About 50 vehicles carrying oil, food and military hardware made its way to the frontier from the northwestern city of Peshawar, escorted by 100 Pakistani soldiers and paramilitaries in vehicles mounted with heavy machineguns. The escorts had orders to shoot on sight.
Helicopter gunships patrolled overhead and 100 security personnel were deployed along the route through Pakistan's lawless tribal areas, where armed forces are fighting al-Qaeda and Taleban militants.
Another 450 lorries were stranded in Peshawar, where they have been waiting since last week, as Pakistani authorities reviewed security on the road to Afghanistan. “We're happy about the armed escort, but we have to get the other trucks moving,” Shakirullah Afridi, the head of the PakAfghan Goods Transport Association, told The Times. “People are losing money.”
Nato and US forces in landlocked Afghanistan have to import about 70 per cent of military and civilian supplies through Pakistan - one of the reasons it is a key ally in the War on Terror. After being shipped into the port of Karachi, some supplies are taken by lorry through the Chaman border post between the Pakistani province of Baluchistan and southern Afghanistan.
Because of the strong Taleban presence in southern Afghanistan, most supplies are driven across Pakistan, over the Khyber Pass and through the border town of Torkham to Kabul, the Afghan capital. The supply line has come under attack on both sides of the border this year, raising fears that the Taleban are mimicking tactics used against the British in 1841 and Soviet forces two decades ago.
Last Monday about 60 militants hijacked a convoy of supplies, including Humvees and food from the World Food Programme, near the entrance to the Khyber Pass. In August, suspected militants in Karachi set light to two Nato armoured vehicles.

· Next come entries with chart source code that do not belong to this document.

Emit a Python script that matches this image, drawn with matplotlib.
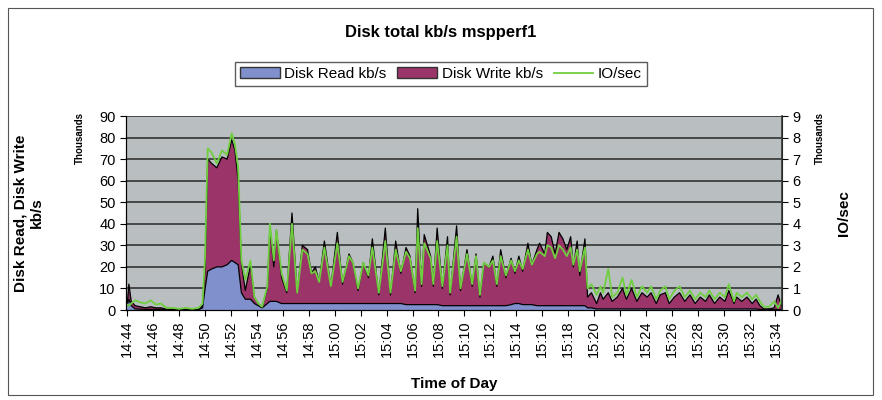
import numpy as np
import matplotlib.pyplot as plt
from matplotlib.patches import Rectangle

plt.rcParams['font.family'] = ['Liberation Sans', 'DejaVu Sans']

# minutes after 14:44
t_min = [0.0, 0.12, 0.3, 0.6, 1.0, 1.4, 1.8, 2.2, 2.6, 3.0, 3.5, 4.0, 4.5, 5.0, 5.5, 5.8,
         6.0, 6.2, 6.5, 6.9, 7.3, 7.7, 8.05, 8.3, 8.55, 8.8, 9.1, 9.5, 9.8, 10.1, 10.4, 10.8,
         11.0, 11.3, 11.5, 11.9, 12.3, 12.7, 13.1, 13.5, 13.9, 14.2, 14.5, 14.8, 15.2, 15.7,
         16.2, 16.6, 17.1, 17.4, 17.8, 18.2, 18.6, 18.9, 19.4, 19.9, 20.3, 20.7, 21.1, 21.5,
         21.8, 22.2, 22.4, 22.7, 22.9, 23.4, 23.6, 23.9, 24.3, 24.7, 24.9, 25.4, 25.7, 26.2,
         26.6, 26.9, 27.2, 27.5, 27.9, 28.2, 28.5, 28.8, 29.2, 29.6, 29.9, 30.2, 30.5, 30.9,
         31.2, 31.6, 31.8, 32.2, 32.4, 32.7, 33.0, 33.3, 33.6, 33.9, 34.2, 34.4, 34.7, 34.9,
         35.3, 35.5, 35.8, 36.2, 36.5, 36.7, 37.1, 37.4, 37.8, 38.2, 38.5, 38.9, 39.3, 39.7,
         40.1, 40.4, 40.8, 41.1, 41.5, 41.8, 42.2, 42.6, 43.0, 43.4, 43.8, 44.2, 44.6, 44.9,
         45.3, 45.7, 46.1, 46.4, 46.8, 47.0, 47.4, 47.8, 48.2, 48.5, 48.8, 49.1, 49.5, 49.9,
         50.2, 50.5]

# thousands kb/s
disk_read = [2.5, 5, 2, 0.5, 0.4, 0.3, 0.3, 0.3, 0.3, 0.2, 0.1, 0.1, 0.1, 0.1, 0.2, 1,
             10, 18, 19, 20, 20, 21, 23, 22, 21, 8, 5, 5, 3, 2, 1, 3,
             4, 4, 4, 3, 3, 3, 3, 3, 3, 3, 3, 3, 3, 3,
             3, 3, 3, 3, 3, 3, 3, 3, 3, 3, 3, 3, 3, 2.5,
             2.5, 2.5, 2.5, 2.5, 2.5, 2.5, 2.5, 2.5, 2, 2, 2, 2, 2, 2,
             2, 2, 2, 2, 2, 2, 2, 2, 2, 2.5, 3, 3, 2.5, 2.5,
             2.5, 2, 2, 2, 2, 2, 2, 2, 2, 2, 2, 2, 2, 2,
             2, 1, 1, 0.5, 0.5, 0.5, 0.5, 0.5, 0.5, 0.5, 0.5, 0.5, 0.5, 0.5,
             0.5, 0.5, 0.5, 0.5, 0.5, 0.5, 0.5, 0.5, 0.5, 0.5, 0.5, 0.5, 0.5, 0.5,
             0.5, 0.5, 0.5, 0.5, 0.5, 0.5, 0.5, 0.5, 0.5, 0.5, 0.3, 0.2, 0.2, 0.2,
             0.3, 0.2]

disk_write = [0.5, 7, 2, 1.5, 1.1, 0.7, 1.2, 0.7, 0.7, 0.2, 0.2, 0.2, 0.2, 0.2, 0.3, 1,
              10, 52, 49, 46, 51, 49, 56, 52, 39, 14, 4, 16, 3, 1, 0.5, 7,
              34, 16, 33, 12, 5, 42, 5, 27, 25, 14, 17, 10, 29, 8,
              33, 9, 23, 19, 6, 19, 12, 30, 4, 35, 4, 29, 14, 26.5,
              22.5, 5.5, 44.5, 8.5, 32.5, 22.5, 8.5, 35.5, 8, 32, 5, 37, 7, 26,
              9, 24, 4, 20, 18, 23, 9, 26, 13, 21.5, 14, 22, 15.5, 28.5,
              18.5, 26, 29, 24, 34, 32, 24, 34, 31, 26, 32, 18, 30, 14,
              31, 5, 7, 2.5, 7.5, 4.5, 7.5, 3.5, 5.5, 9.5, 4.5, 9.5, 3.5, 7.5,
              5.5, 7.5, 2.5, 6.5, 7.5, 2.5, 5.5, 7.5, 3.5, 6.5, 2.5, 5.5, 3.5, 6.5,
              2.5, 5.5, 3.5, 8.5, 2.5, 5.5, 3.5, 5.5, 2.5, 4.5, 1.7, 0.3, 0.3, 0.8,
              6.7, 0.8]

# thousands IO/sec
io_sec = [0.25, 0.2, 0.3, 0.45, 0.35, 0.3, 0.45, 0.25, 0.3, 0.1, 0.1, 0.05, 0.1, 0.05, 0.1, 0.3,
          2.5, 7.5, 7.3, 6.8, 7.4, 7.2, 8.2, 7.7, 6.6, 2.3, 1.4, 2.3, 0.6, 0.3, 0.15, 1.1,
          4.0, 2.3, 3.7, 1.7, 0.9, 4.0, 0.8, 2.8, 2.6, 1.7, 1.8, 1.3, 2.9, 1.1,
          3.1, 1.3, 2.5, 2.2, 1.0, 2.2, 1.6, 2.9, 0.8, 3.2, 0.8, 2.8, 1.8, 2.7,
          2.4, 0.9, 3.8, 1.2, 3.1, 2.4, 1.2, 3.2, 1.1, 3.0, 0.8, 3.4, 1.0, 2.6,
          1.2, 2.5, 0.7, 2.2, 2.0, 2.3, 1.2, 2.5, 1.6, 2.3, 1.8, 2.3, 1.9, 2.8,
          2.1, 2.6, 2.7, 2.5, 3.0, 2.9, 2.4, 3.0, 2.8, 2.5, 2.9, 2.1, 2.8, 1.8,
          2.9, 1.0, 1.2, 0.7, 1.1, 0.8, 1.9, 0.6, 0.8, 1.5, 0.7, 1.4, 0.6, 1.1,
          0.8, 1.1, 0.5, 0.9, 1.1, 0.5, 0.9, 1.1, 0.6, 0.9, 0.5, 0.8, 0.6, 0.9,
          0.5, 0.8, 0.6, 1.2, 0.4, 0.8, 0.6, 0.8, 0.5, 0.7, 0.4, 0.15, 0.15, 0.4,
          0.1, 0.5]

tick_pos = list(range(0, 51, 2))
tick_labels = ['14:44', '14:46', '14:48', '14:50', '14:52', '14:54', '14:56', '14:58',
               '15:00', '15:02', '15:04', '15:06', '15:08', '15:10', '15:12', '15:14',
               '15:16', '15:18', '15:20', '15:22', '15:24', '15:26', '15:28', '15:30',
               '15:32', '15:34']

fig = plt.figure(figsize=(8.82, 4.0), dpi=100)
fig.patches.append(Rectangle((0.009, 0.012), 0.981, 0.968, transform=fig.transFigure,
                             fill=False, edgecolor='#555555', linewidth=0.8))
ax = fig.add_axes([0.1429, 0.225, 0.7437, 0.485])
ax.set_facecolor('#b9bfc1')

t = np.array(t_min)
rd = np.array(disk_read)
wr = np.array(disk_write)
ax.fill_between(t, 0, rd, facecolor='#8090cc', edgecolor='none', label='Disk Read kb/s')
ax.fill_between(t, rd, rd + wr, facecolor='#9b3468', edgecolor='none', label='Disk Write kb/s')
ax.plot(t, rd, color='black', lw=0.9)
ax.plot(t, rd + wr, color='black', lw=0.9)

ax.set_xlim(-0.1, 50.5)
ax.set_ylim(0, 90)
ax.set_yticks(range(0, 91, 10))
ax.yaxis.grid(True, color='#333333', lw=1.2)
ax.set_axisbelow(True)
ax.set_xticks(tick_pos)
ax.set_xticklabels(tick_labels, rotation=90, fontsize=10.5)
ax.tick_params(axis='y', labelsize=10.5, direction='out', length=4)
ax.tick_params(axis='x', direction='out', length=4)
ax.spines['top'].set_visible(False)

ax2 = ax.twinx()
ax2.plot(t, io_sec, color='#6fcf3f', lw=1.3, label='IO/sec')
ax2.set_ylim(0, 9)
ax2.set_yticks(range(0, 10))
ax2.tick_params(axis='y', labelsize=10.5, direction='out', length=4)
ax2.spines['top'].set_visible(False)
ax2.spines['right'].set_color('#333333')
ax2.spines['right'].set_linewidth(1.2)

ax.set_xlabel('Time of Day', fontsize=11, fontweight='bold', labelpad=14)
ax.set_ylabel('Disk Read, Disk Write\nkb/s', fontsize=11, fontweight='bold', labelpad=40)
ax2.set_ylabel('IO/sec', fontsize=11, fontweight='bold', labelpad=26)
fig.text(0.091, 0.655, 'Thousands', rotation=90, fontsize=7, fontweight='bold',
         ha='center', va='center')
fig.text(0.929, 0.655, 'Thousands', rotation=90, fontsize=7, fontweight='bold',
         ha='center', va='center')

fig.text(0.5, 0.918, 'Disk total kb/s mspperf1', fontsize=12, fontweight='bold',
         ha='center', va='center')

h1, l1 = ax.get_legend_handles_labels()
h2, l2 = ax2.get_legend_handles_labels()
leg = fig.legend(h1 + h2, l1 + l2, loc='center', bbox_to_anchor=(0.5, 0.815), ncol=3,
                 fontsize=11, frameon=True, fancybox=False, edgecolor='#333333',
                 handlelength=2.6, handletextpad=0.3, columnspacing=0.7,
                 borderpad=0.35)
leg.get_frame().set_linewidth(1.0)
for h in leg.legend_handles[:2]:
    h.set_edgecolor('#333333')

fig.savefig('out.png', dpi=100)
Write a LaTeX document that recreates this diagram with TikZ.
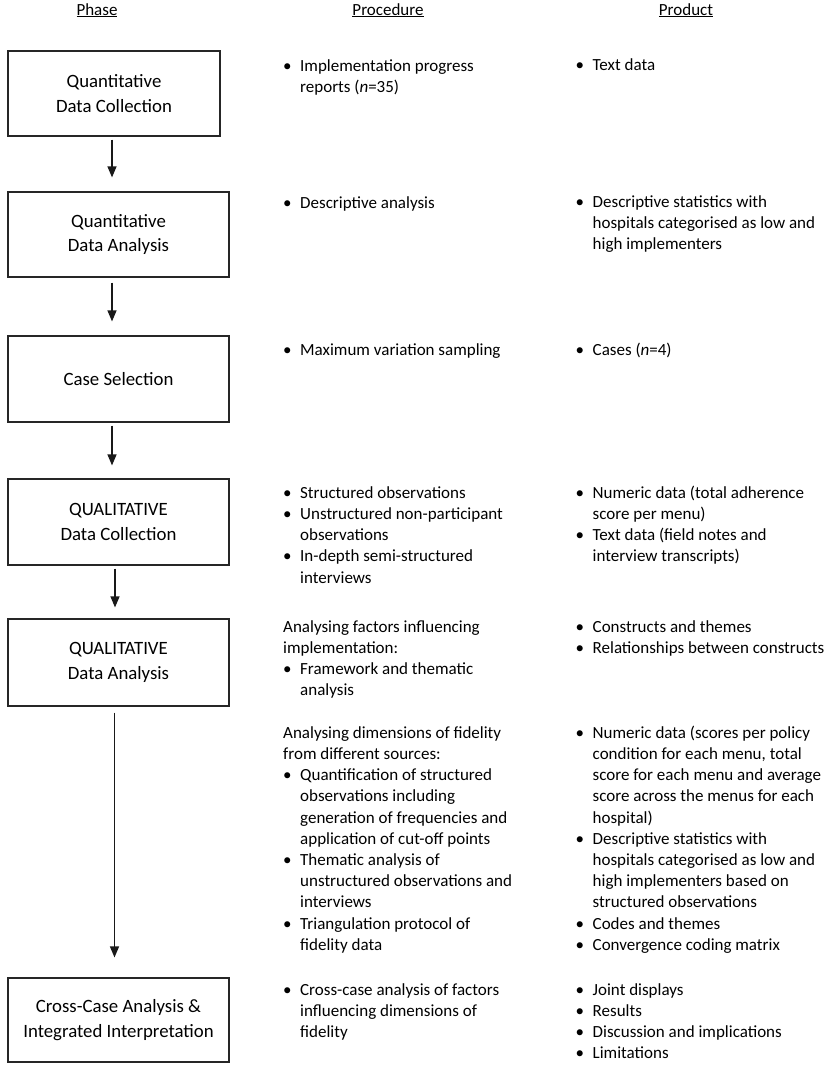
\documentclass[tikz,border=0pt]{standalone}
\usepackage{fontspec}
\setmainfont{Carlito}
\usetikzlibrary{arrows.meta,calc}
\newcommand\bu{\makebox[17pt][l]{•}}
\newcommand\ct{\hspace*{17pt}}
\tikzset{
  lst/.style={anchor=north west, inner sep=0pt, align=left, font=\fontsize{17}{21.2}\selectfont},
  boxst/.style={draw=black!85, line width=1.2pt, align=center, inner sep=0pt, anchor=center,
    font=\fontsize{18.8}{24.5}\selectfont},
  hdr/.style={anchor=base, inner sep=0pt, font=\fontsize{17}{21}\selectfont},
  arr/.style={draw=black!90, line width=1.3pt, -{Triangle[width=9pt,length=11pt]}}
}
\newcommand\blk[4]{\node[lst] (#1) at (#2,#3-15) {\rule{0pt}{15pt}#4};}
\begin{document}
\begin{tikzpicture}[x=1pt,y=-1pt]
\useasboundingbox (0,0) rectangle (829,1068);
% headers
\node[hdr] (h1) at (97,15) {\underline{Phase}};
\node[hdr] (h2) at (388,15) {\underline{Procedure}};
\node[hdr] (h3) at (686,15) {\underline{Product}};
% boxes
\node[boxst, minimum width=212pt, minimum height=85pt] (b1) at (114,93.5) {Quantitative\\Data Collection};
\node[boxst, minimum width=221pt, minimum height=85pt] (b2) at (118.5,234.5) {Quantitative\\Data Analysis};
\node[boxst, minimum width=221pt, minimum height=86pt] (b3) at (118.5,379) {Case Selection};
\node[boxst, minimum width=221pt, minimum height=86pt] (b4) at (118.5,522) {QUALITATIVE\\Data Collection};
\node[boxst, minimum width=221pt, minimum height=87pt] (b5) at (118.5,662.5) {QUALITATIVE\\Data Analysis};
\node[boxst, minimum width=221pt, minimum height=84pt] (b6) at (118.5,1020) {Cross-Case Analysis \&\\Integrated Interpretation};
% arrows
\draw[arr] ($(b1.south)+(-2,3)$) -- ($(b2.north)+(-6.5,-14)$);
\draw[arr] ($(b2.south)+(-6.5,5)$) -- ($(b3.north)+(-6.5,-14)$);
\draw[arr] ($(b3.south)+(-6.5,3)$) -- ($(b4.north)+(-6.5,-13)$);
\draw[arr] ($(b4.south)+(-3.5,3)$) -- ($(b5.north)+(-3.5,-11)$);
\draw[arr] ($(b5.south)+(-4,6)$) -- ($(b6.north)+(-4,-20)$);
% procedure column
\blk{p1}{283}{71}{\bu Implementation progress\\\ct reports (\textit{n}=35)}
\blk{p2}{283}{208}{\bu Descriptive analysis}
\blk{p3}{283}{355}{\bu Maximum variation sampling}
\blk{p4}{283}{498}{\bu Structured observations\\\bu Unstructured non-participant\\\ct observations\\\bu In-depth semi-structured\\\ct interviews}
\blk{p5}{283}{632}{Analysing factors influencing\\implementation:\\\bu Framework and thematic\\\ct analysis}
\blk{p6}{283}{738}{Analysing dimensions of fidelity\\from different sources:\\\bu Quantification of structured\\\ct observations including\\\ct generation of frequencies and\\\ct application of cut-off points\\\bu Thematic analysis of\\\ct unstructured observations and\\\ct interviews\\\bu Triangulation protocol of\\\ct fidelity data}
\blk{p7}{283}{995}{\bu Cross-case analysis of factors\\\ct influencing dimensions of\\\ct fidelity}
% product column
\blk{r1}{575.5}{70}{\bu Text data}
\blk{r2}{575.5}{207}{\bu Descriptive statistics with\\\ct hospitals categorised as low and\\\ct high implementers}
\blk{r3}{575.5}{355}{\bu Cases (\textit{n}=4)}
\blk{r4}{575.5}{498}{\bu Numeric data (total adherence\\\ct score per menu)\\\bu Text data (field notes and\\\ct interview transcripts)}
\blk{r5}{575.5}{632}{\bu Constructs and themes\\\bu Relationships between constructs}
\blk{r6}{575.5}{738}{\bu Numeric data (scores per policy\\\ct condition for each menu, total\\\ct score for each menu and average\\\ct score across the menus for each\\\ct hospital)\\\bu Descriptive statistics with\\\ct hospitals categorised as low and\\\ct high implementers based on\\\ct structured observations\\\bu Codes and themes\\\bu Convergence coding matrix}
\blk{r7}{575.5}{995}{\bu Joint displays\\\bu Results\\\bu Discussion and implications\\\bu Limitations}
\end{tikzpicture}
\end{document}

In April, four US helicopter engines worth £7 million went missing on the way from Kabul to Pakistan, while in March militants destroyed 36 fuel tankers in Landikotal, a border town in northwestern Pakistan.
The WFP said that it had lost $520,000 (£346,000) of food in attacks in Afghanistan and another $320,000 in north-western Pakistan this year.“It's got really dangerous,” the head of one Pakistani freight company said. “Chaman is still the worst, but Khyber's getting worse by the day and winter's approaching, so we need to get the supplies in before the snow comes.”
Some Western officials fear that such attacks could increase if Asif Ali Zardari, Pakistan's new President, fails to defeat the militants on the Afghan border. Escorts for the convoys will place added strain on the Pakistani Army and the paramilitary Frontier Corps, which are involved in operations in the Bajaur tribal region and nearby Swat Valley.
Nato and US officials say that the attacks have not affected their operations in Afghanistan and refuse to give details of which supply routes they use, for security reasons. “We have multiple supply routes and we can adjust our flow at any time,” a coalition official said.
Nato struck a deal with Moscow to open a new supply route through Russia and Central Asia, but it has yet to be approved. The alliance is also wary of giving Moscow a stranglehold on its supplies in Afghanistan after their dispute over the war between Russia and Georgia.